New York’s Host Community Benefit Program (HCBP) requires developers to pay into a fund on a dollar-per-MW basis, which is then used to credit ratepayers’ electricity bills. The researchers analyzed 30 projects totalling 5.5 GW and estimated the host community benefit per person to be $38 annually on average—likely too small an amount to notice on an electricity bill.
Future research
The students also highlighted topics that would be most impactful to examine in future research:
- Quantitative impact of development incentives. Future research could analyze how PILOT revenues compare to the property tax revenues they replace and examine how assumptions of inflation affect these tradeoffs. A deeper analysis of the impacts of a broader range of sales and use taxes, particularly on the distribution of taxes across different levels of government, would also be informative.

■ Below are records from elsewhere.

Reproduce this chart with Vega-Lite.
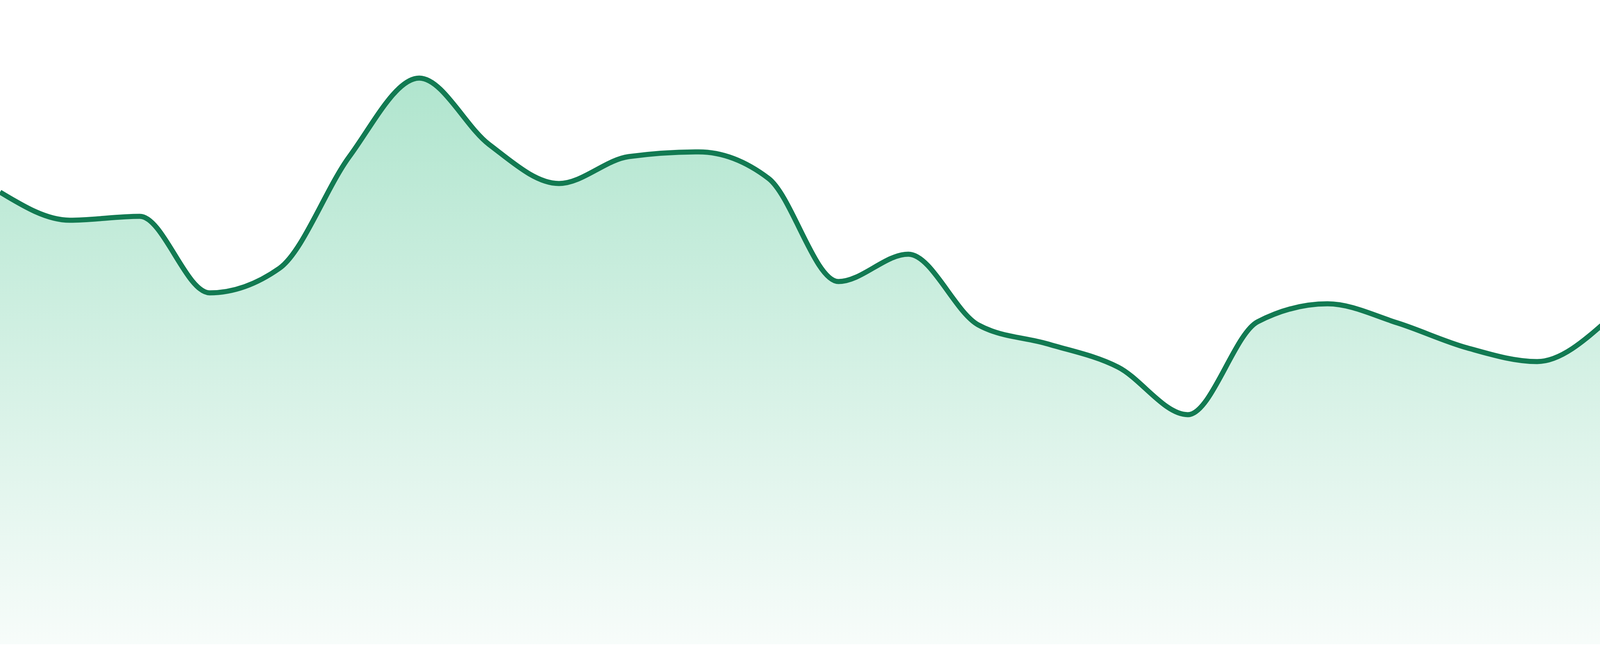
{
  "$schema": "https://vega.github.io/schema/vega-lite/v6.json",
  "width": 4114,
  "height": 1650,
  "autosize": {"type": "none"},
  "padding": {"left": 0, "right": 0, "top": 0, "bottom": 30},
  "background": "white",
  "config": {"view": {"stroke": null}},
  "data": {
    "values": [
      {"step": 0, "value": 1158},
      {"step": 1, "value": 1086},
      {"step": 2, "value": 1096},
      {"step": 3, "value": 900},
      {"step": 4, "value": 963},
      {"step": 5, "value": 1249},
      {"step": 6, "value": 1450},
      {"step": 7, "value": 1280},
      {"step": 8, "value": 1180},
      {"step": 9, "value": 1249},
      {"step": 10, "value": 1261},
      {"step": 11, "value": 1193},
      {"step": 12, "value": 929},
      {"step": 13, "value": 999},
      {"step": 14, "value": 818},
      {"step": 15, "value": 769},
      {"step": 16, "value": 710},
      {"step": 17, "value": 588},
      {"step": 18, "value": 826},
      {"step": 19, "value": 872},
      {"step": 20, "value": 823},
      {"step": 21, "value": 759},
      {"step": 22, "value": 724},
      {"step": 23, "value": 829}
    ]
  },
  "encoding": {
    "x": {
      "field": "step",
      "type": "quantitative",
      "scale": {"domain": [0, 23], "nice": false, "zero": false},
      "axis": null
    },
    "y": {
      "field": "value",
      "type": "quantitative",
      "scale": {"domain": [0, 1650], "nice": false},
      "axis": null
    }
  },
  "layer": [
    {
      "mark": {
        "type": "area",
        "interpolate": "monotone",
        "color": {
          "gradient": "linear",
          "x1": 0, "y1": 0, "x2": 0, "y2": 1,
          "stops": [
            {"offset": 0, "color": "#b0e5ce"},
            {"offset": 1, "color": "#f7fcfa"}
          ]
        }
      }
    },
    {
      "mark": {
        "type": "line",
        "interpolate": "monotone",
        "color": "#127a52",
        "strokeWidth": 13
      }
    }
  ]
}
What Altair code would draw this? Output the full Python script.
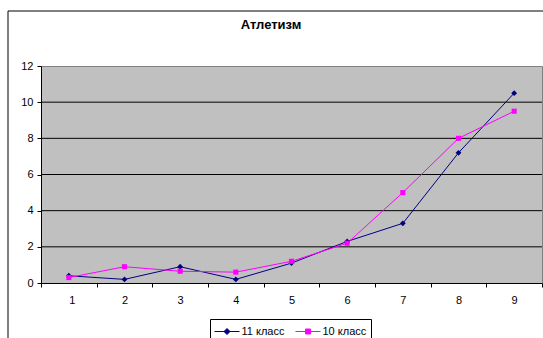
import altair as alt
import pandas as pd

categories = [1, 2, 3, 4, 5, 6, 7, 8, 9]
series_11 = [0.4, 0.2, 0.9, 0.2, 1.1, 2.3, 3.3, 7.2, 10.5]
series_10 = [0.3, 0.9, 0.65, 0.6, 1.2, 2.2, 5.0, 8.0, 9.5]
series_names = ["11 класс", "10 класс"]
series_colors = ["#000080", "#FF00FF"]
y_ticks = [0, 2, 4, 6, 8, 10, 12]
grid_values = [2, 4, 6, 8, 10]
x_tick_positions = [0.5, 1.5, 2.5, 3.5, 4.5, 5.5, 6.5, 7.5, 8.5, 9.5]
chart_title = "Атлетизм"

rows = []
for c, a, b in zip(categories, series_11, series_10):
    rows.append({"cat": c, "series": series_names[0], "value": a})
    rows.append({"cat": c, "series": series_names[1], "value": b})
df = pd.DataFrame(rows)
grid_df = pd.DataFrame({"g": grid_values})

W, H = 501, 217
FONT = "Liberation Sans"

xscale = alt.Scale(domain=[0.5, 9.5], nice=False, zero=False)
yscale = alt.Scale(domain=[0, 12], nice=False)
cscale = alt.Scale(domain=series_names, range=series_colors)

x_axis = alt.Axis(
    values=x_tick_positions,
    labelExpr="datum.value < 9 ? format(datum.value + 0.5, 'd') : ''",
    labelOffset=W / 18,
    grid=False, ticks=True, tickSize=4, tickColor="black",
    domainColor="black", labelColor="black", labelFont=FONT, labelFontSize=11,
    labelPadding=7, labelOverlap=False, title=None,
)
y_axis = alt.Axis(
    values=y_ticks, grid=False, ticks=True, tickSize=4, tickColor="black",
    domainColor="black", labelColor="black", labelFont=FONT, labelFontSize=11,
    labelPadding=4, labelOverlap=False, labelFlush=False, title=None,
)

X = alt.X("cat:Q", scale=xscale, axis=x_axis)
Y = alt.Y("value:Q", scale=yscale, axis=y_axis)

path11 = "M-1.67,0L1.67,0M0,-0.4L0.4,0L0,0.4L-0.4,0Z"
path10 = "M-1.67,0L1.67,0M-0.33,-0.33L0.33,-0.33L0.33,0.33L-0.33,0.33Z"

legend = alt.Legend(
    orient="none", legendX=169, legendY=253, direction="horizontal", title=None,
    strokeColor="black", fillColor="white", padding=4.5,
    labelFont=FONT, labelFontSize=11, labelColor="black", labelOffset=6.5,
    columnPadding=8, symbolSize=225, symbolOffset=4.5, symbolStrokeWidth=1, symbolOpacity=1,
)

grid = alt.Chart(grid_df).mark_rule(color="black", strokeWidth=1).encode(
    y=alt.Y("g:Q", scale=yscale, axis=y_axis),
)

lines = alt.Chart(df).mark_line(strokeWidth=1).encode(
    x=X, y=Y,
    color=alt.Color("series:N", scale=cscale, sort=series_names, legend=legend),
)

pts11 = alt.Chart(df).transform_filter(
    alt.datum.series == series_names[0]
).mark_point(filled=True, opacity=1, size=34, shape="diamond", color=series_colors[0]).encode(
    x=X, y=Y,
)
pts10 = alt.Chart(df).transform_filter(
    alt.datum.series == series_names[1]
).mark_point(filled=True, opacity=1, size=26, shape="square", color=series_colors[1]).encode(
    x=X, y=Y,
)

legend_layer = alt.Chart(df).transform_filter("datum.value < -100").mark_point(
    filled=True, opacity=1, strokeWidth=1
).encode(
    x=X, y=Y,
    color=alt.Color("series:N", scale=cscale, sort=series_names, legend=legend),
    stroke=alt.Stroke("series:N", scale=cscale, sort=series_names, legend=legend),
    shape=alt.Shape("series:N", scale=alt.Scale(domain=series_names, range=[path11, path10]),
                    sort=series_names, legend=legend),
)

border = alt.Chart(pd.DataFrame({"a": [0]})).mark_rect(
    fill=None, stroke="black", strokeWidth=1
).encode(
    x=alt.value(-33), x2=alt.value(W + 20), y=alt.value(-55), y2=alt.value(H + 80)
)

title = alt.Chart(pd.DataFrame({"t": [chart_title]})).mark_text(
    font=FONT, fontSize=13, fontWeight="bold", color="black", align="center", baseline="middle"
).encode(
    text="t:N", x=alt.value(230), y=alt.value(-41)
)

chart = alt.layer(grid, lines, pts11, pts10, legend_layer, border, title).properties(
    width=W, height=H,
    autosize=alt.AutoSizeParams(type="none"),
    padding={"left": 41, "top": 66, "right": 1, "bottom": 55},
    background="white",
).configure_view(
    fill="#C0C0C0", stroke="#808080", strokeWidth=1
)

chart.save("out.html", embed_options={"renderer": "svg", "actions": False})
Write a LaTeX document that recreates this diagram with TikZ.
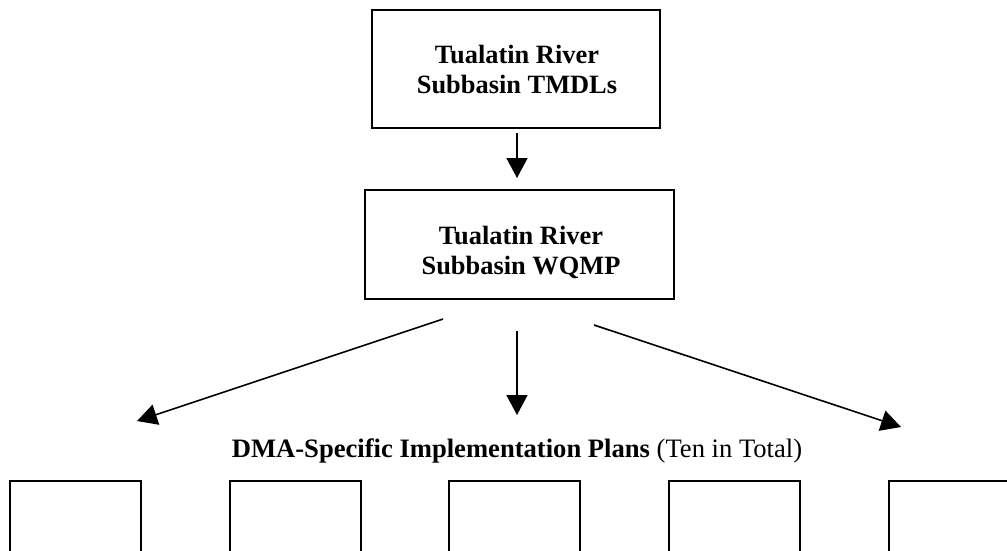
\documentclass[tikz,border=0pt]{standalone}
\usepackage{fontspec}
\setmainfont{Liberation Serif}
\usetikzlibrary{arrows.meta}
\begin{document}
\begin{tikzpicture}[x=1pt,y=-1pt,
  box/.style={draw=black, line width=2pt, inner sep=0pt},
  lbl/.style={inner sep=0pt, align=center, font=\fontsize{26.4}{30}\selectfont\bfseries},
  leaf/.style={draw=black, line width=2pt, inner sep=0pt, minimum width=131pt, minimum height=72pt, anchor=north west},
  arr/.style={line width=1.6pt, -{Triangle[length=20pt,width=21pt]}}
]
\useasboundingbox[fill=white] (0,0) rectangle (1007,550);

\node[box, minimum width=288pt, minimum height=118pt] (tmdl) at (516,69) {};
\node[lbl] (tmdlt) at (517,69) {Tualatin River\\Subbasin TMDLs};
\node[box, minimum width=309pt, minimum height=109pt] (wqmp) at (519.5,244.5) {};
\node[lbl] (wqmpt) at (521,252) {Tualatin River\\Subbasin WQMP};

\coordinate (a0s) at (517,133);
\coordinate (a0e) at (517,178);
\draw[arr] (a0s) -- (a0e);

\coordinate (lS) at (443,319);
\coordinate (lE) at (137,421);
\coordinate (mS) at (517,331);
\coordinate (mE) at (517,415);
\coordinate (rS) at (594,325);
\coordinate (rE) at (901,427);
\draw[arr] (lS) -- (lE);
\draw[arr] (mS) -- (mE);
\draw[arr] (rS) -- (rE);

\node[anchor=base, font=\fontsize{26.6}{30}\selectfont] (dma) at (517,457)
  {\textbf{DMA-Specific Implementation Plans} (Ten in Total)};

\node[leaf] (p1) at (9,480) {};
\node[leaf] (p2) at (229,480) {};
\node[leaf] (p3) at (448,480) {};
\node[leaf] (p4) at (668,480) {};
\node[leaf] (p5) at (888,480) {};
\end{tikzpicture}
\end{document}
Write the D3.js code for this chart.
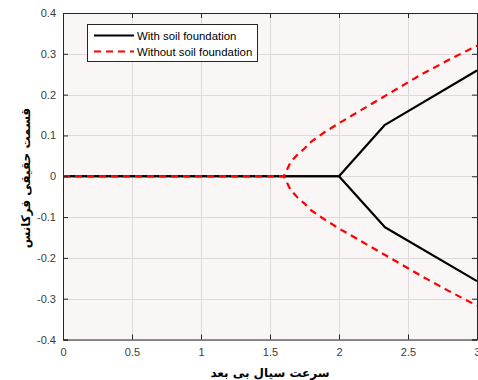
<!DOCTYPE html>
<html>
<head>
<meta charset="utf-8">
<script src="https://cdn.jsdelivr.net/npm/d3@7"></script>
<style>
  html, body { margin: 0; padding: 0; background: #ffffff; }
  svg { display: block; }
</style>
</head>
<body>
<svg id="chart" width="478" height="380"></svg>
<script>
// Dimensionless flow velocity samples and the real part of the frequency
const withSoilX = [0, 2.0, 2.333, 3.0];
const withSoilUpper = [0, 0, 0.126, 0.259];
const withSoilLower = [0, 0, -0.125, -0.257];

const withoutSoilX = [0, 1.6, 1.65, 1.7, 1.75, 1.8, 1.9, 2.0, 2.2, 2.4, 2.6, 2.8, 3.0];
const withoutSoilUpper = [0, 0, 0.035, 0.053, 0.068, 0.085, 0.109, 0.13, 0.17, 0.21, 0.25, 0.286, 0.32];
const withoutSoilLower = [0, 0, -0.034, -0.052, -0.067, -0.084, -0.107, -0.128, -0.167, -0.206, -0.245, -0.282, -0.317];

const xTicks = [0, 0.5, 1, 1.5, 2, 2.5, 3];
const yTicks = [0.4, 0.3, 0.2, 0.1, 0, -0.1, -0.2, -0.3, -0.4];

const legendLabels = ["With soil foundation", "Without soil foundation"];
const xTitle = "سرعت سیال بی بعد";
const yTitle = "قسمت حقیقی فرکانس";

const svg = d3.select("#chart");
const plot = { left: 63, right: 477, top: 13, bottom: 339.5 };

const x = d3.scaleLinear().domain([0, 3]).range([plot.left, plot.right]);
const y = d3.scaleLinear().domain([-0.4, 0.4]).range([plot.bottom, plot.top]);

const axisColor = "#262626";
const tickTextColor = "#3a3a3a";
const fontFamily = "'Liberation Sans', Arial, Helvetica, sans-serif";

// plot background
svg.append("rect")
  .attr("x", plot.left).attr("y", plot.top)
  .attr("width", plot.right - plot.left).attr("height", plot.bottom - plot.top)
  .attr("fill", "#f9f6f5");

// grid
const grid = svg.append("g").attr("stroke", "#dedada").attr("stroke-width", 1);
grid.selectAll("line.gx").data(xTicks).join("line")
  .attr("x1", d => Math.round(x(d)) + 0.5).attr("x2", d => Math.round(x(d)) + 0.5)
  .attr("y1", plot.top).attr("y2", plot.bottom);
grid.selectAll("line.gy").data(yTicks).join("line")
  .attr("y1", d => Math.round(y(d)) + 0.5).attr("y2", d => Math.round(y(d)) + 0.5)
  .attr("x1", plot.left).attr("x2", plot.right);

// curves
const line = d3.line().x(d => x(d[0])).y(d => y(d[1]));
const zip = (xs, ys) => xs.map((v, i) => [v, ys[i]]);

const curves = svg.append("g").attr("fill", "none").attr("stroke-linejoin", "round");
[withSoilUpper, withSoilLower].forEach(ys => {
  curves.append("path")
    .attr("d", line(zip(withSoilX, ys)))
    .attr("stroke", "#000000").attr("stroke-width", 2.2);
});
[withoutSoilUpper, withoutSoilLower].forEach(ys => {
  curves.append("path")
    .attr("d", line(zip(withoutSoilX, ys)))
    .attr("stroke", "#ff0000").attr("stroke-width", 2.2)
    .attr("stroke-dasharray", "7,5");
});

// axes with inward ticks on all four sides
const tickLen = 5;
const fmt = d => d3.format("")(d).replace("\u2212", "-");

const axB = svg.append("g").attr("transform", `translate(0,${plot.bottom})`)
  .call(d3.axisBottom(x).tickValues(xTicks).tickSize(-tickLen).tickPadding(9).tickFormat(fmt));
const axT = svg.append("g").attr("transform", `translate(0,${plot.top})`)
  .call(d3.axisTop(x).tickValues(xTicks).tickSize(-tickLen).tickFormat(""));
const axL = svg.append("g").attr("transform", `translate(${plot.left},0)`)
  .call(d3.axisLeft(y).tickValues(yTicks).tickSize(-tickLen).tickPadding(7).tickFormat(fmt));
const axR = svg.append("g").attr("transform", `translate(${plot.right},0)`)
  .call(d3.axisRight(y).tickValues(yTicks).tickSize(-tickLen).tickFormat(""));

[axB, axT, axL, axR].forEach(a => {
  a.select(".domain").attr("stroke", axisColor).attr("stroke-width", 1);
  a.selectAll(".tick line").attr("stroke", axisColor);
  a.selectAll(".tick text")
    .attr("fill", tickTextColor)
    .style("font-family", fontFamily)
    .style("font-size", "11px");
});

// legend
const legend = svg.append("g");
legend.append("rect")
  .attr("x", 87.5).attr("y", 24.5).attr("width", 170).attr("height", 37)
  .attr("fill", "#ffffff").attr("stroke", axisColor).attr("stroke-width", 1);
const legendStyles = [
  { stroke: "#000000", dash: null },
  { stroke: "#ff0000", dash: "7,5" }
];
legendLabels.forEach((label, i) => {
  const ly = 35.5 + i * 16;
  legend.append("line")
    .attr("x1", 94).attr("x2", 134).attr("y1", ly).attr("y2", ly)
    .attr("stroke", legendStyles[i].stroke).attr("stroke-width", 2.2)
    .attr("stroke-dasharray", legendStyles[i].dash);
  legend.append("text")
    .attr("x", 137).attr("y", ly + 4)
    .attr("fill", "#000000")
    .style("font-family", fontFamily)
    .style("font-size", "11.4px")
    .text(label);
});

// axis titles
svg.append("text")
  .attr("x", 270).attr("y", 377)
  .attr("text-anchor", "middle")
  .attr("direction", "rtl")
  .attr("fill", "#000000")
  .style("font-family", "'DejaVu Sans', sans-serif")
  .style("font-weight", "bold")
  .style("font-size", "12px")
  .text(xTitle);

svg.append("text")
  .attr("transform", `translate(30,178) rotate(-90)`)
  .attr("text-anchor", "middle")
  .attr("direction", "rtl")
  .attr("fill", "#000000")
  .style("font-family", "'DejaVu Sans', sans-serif")
  .style("font-weight", "bold")
  .style("font-size", "12px")
  .text(yTitle);
</script>
</body>
</html>
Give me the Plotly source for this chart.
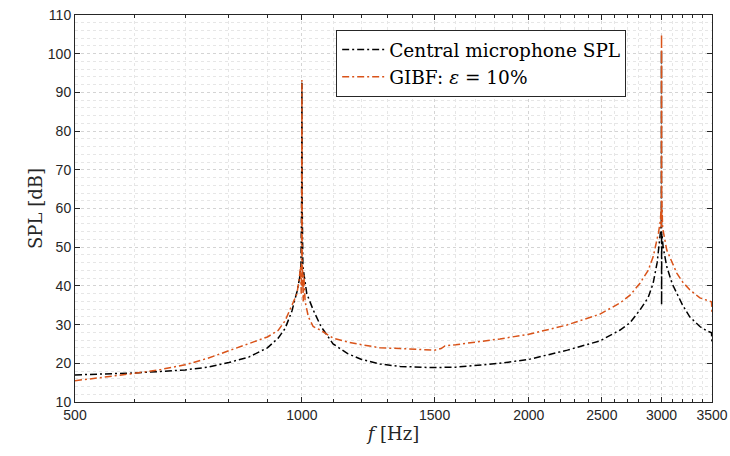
import plotly.graph_objects as go

# Central microphone SPL
f_mic = [500, 550, 600, 650, 700, 750, 800, 850, 900, 930, 950, 970, 985, 993, 997, 999,
         1000, 1001, 1003, 1008, 1015, 1035, 1060, 1100, 1150, 1200, 1270, 1350, 1480, 1600,
         1700, 1830, 2000, 2250, 2486, 2643, 2725, 2809, 2880, 2924, 2960, 2980, 2992, 2998,
         2999.5, 3000.5, 3002, 3015, 3048, 3100, 3143, 3200, 3270, 3373, 3450, 3495, 3500]
spl_mic = [17.0, 17.2, 17.5, 17.9, 18.3, 19.0, 20.2, 21.6, 24.0, 26.5, 29.0, 33.5, 38.5, 42.0, 45.0, 60.0,
           92.5, 60.0, 45.0, 42.0, 38.0, 33.8, 29.5, 25.0, 22.5, 21.0, 19.8, 19.2, 18.9, 19.0,
           19.4, 20.0, 21.0, 23.4, 25.8, 28.6, 30.5, 33.8, 37.0, 40.7, 46.0, 51.0, 54.5, 56.0,
           101.0, 35.0, 53.7, 50.0, 45.0, 40.5, 38.0, 35.0, 32.0, 29.5, 28.3, 27.9, 25.0]

# GIBF eps = 10%
f_gibf = [500, 550, 600, 650, 700, 750, 800, 850, 900, 930, 950, 973, 985, 992, 996, 998, 999,
          1000, 1001, 1002, 1004, 1006, 1010, 1020, 1035, 1060, 1100, 1150, 1200, 1270, 1350,
          1450, 1500, 1530, 1548, 1600, 1700, 1831, 2000, 2247, 2486, 2643, 2725, 2809, 2880,
          2924, 2972, 2990, 2996, 2998, 2999, 3000, 3001, 3003, 3010, 3048, 3100, 3143, 3200,
          3270, 3373, 3450, 3495, 3500]
spl_gibf = [15.5, 16.4, 17.4, 18.4, 19.6, 21.3, 23.3, 25.0, 26.8, 28.5, 31.0, 35.6, 38.0, 42.0, 45.0, 38.0, 47.0,
            93.2, 40.0, 45.0, 36.0, 42.8, 35.9, 32.0, 29.5, 28.5, 26.5, 25.5, 24.8, 24.0, 23.8,
            23.5, 23.4, 23.8, 24.5, 24.8, 25.4, 26.3, 27.5, 29.9, 32.7, 35.6, 37.6, 40.7, 44.0,
            47.5, 53.7, 57.0, 60.0, 55.0, 62.0, 105.0, 58.0, 62.0, 55.0, 49.3, 46.0, 43.3, 41.0,
            39.0, 36.9, 36.2, 35.9, 33.0]

x_ticks = [500, 1000, 1500, 2000, 2500, 3000, 3500]
x_minor = [v for v in range(600, 3500, 100) if v not in x_ticks]
y_ticks = list(range(10, 111, 10))

serif = "DejaVu Serif, Liberation Serif"
dash = "7px,3px,2px,3px"
fig = go.Figure()
fig.add_trace(go.Scatter(x=f_mic, y=spl_mic, mode="lines", name="Central microphone SPL",
                         line=dict(color="black", width=1.5, dash=dash)))
fig.add_trace(go.Scatter(x=f_gibf, y=spl_gibf, mode="lines", name="GIBF: <i>ε</i> = 10%",
                         line=dict(color="#D95319", width=1.5, dash=dash)))

axis_common = dict(showline=True, linecolor="#262626", linewidth=1, mirror="ticks",
                   ticks="inside", ticklen=5, tickcolor="#262626",
                   tickfont=dict(family="Liberation Sans, Arial", size=14, color="#262626"),
                   showgrid=True, gridcolor="#d4d4d4", gridwidth=1, griddash="dot",
                   zeroline=False, automargin=False)

fig.update_xaxes(type="log", range=[2.69897, 3.544068], tickmode="array", tickvals=x_ticks,
                 ticktext=[str(v) for v in x_ticks],
                 minor=dict(tickmode="array", tickvals=x_minor, ticks="inside", ticklen=3,
                            tickcolor="#262626", showgrid=True, gridcolor="#e6e6e6", griddash="dot"),
                 title=dict(text="<i>f</i> [Hz]", font=dict(family=serif, size=18, color="#262626"),
                            standoff=2),
                 **axis_common)
fig.update_yaxes(range=[10, 110], tickmode="array", tickvals=y_ticks,
                 minor=dict(dtick=2, tick0=10, ticks="", showgrid=True, gridcolor="#e6e6e6", griddash="dot"),
                 title=dict(text="SPL [dB]", font=dict(family=serif, size=18, color="#262626"),
                            standoff=0),
                 **axis_common)

fig.update_layout(
    width=730, height=456,
    margin=dict(l=75, r=18, t=15, b=54),
    plot_bgcolor="white", paper_bgcolor="white",
    legend=dict(x=0.41, y=0.961, xanchor="left", yanchor="top",
                bgcolor="white", bordercolor="#262626", borderwidth=1,
                font=dict(family=serif, size=18.5, color="black"),
                tracegroupgap=0, itemwidth=42),
    showlegend=True,
)

fig.write_html("out.html")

- Public acceptance. It is challenging to discern the extent to which benefit mechanisms improve public perception for projects among the local community. Insufficient data on this topic limited the researchers’ ability to extrapolate clear findings.
- Land ownership. Management and ownership of land between local, state, and federal governments complicates the collection and distribution of tax and leasing revenues. Further research is needed to unpack these dynamics.
- Long-term study. It’s difficult to analyze the impact of recently passed reforms. The researchers suggested tracking the impact of the economic benefit mechanisms created or changed by recent legislative reforms over a longer timespan.
- Additional states. The methodologies used to assess economic benefits could be extended to all 50 states.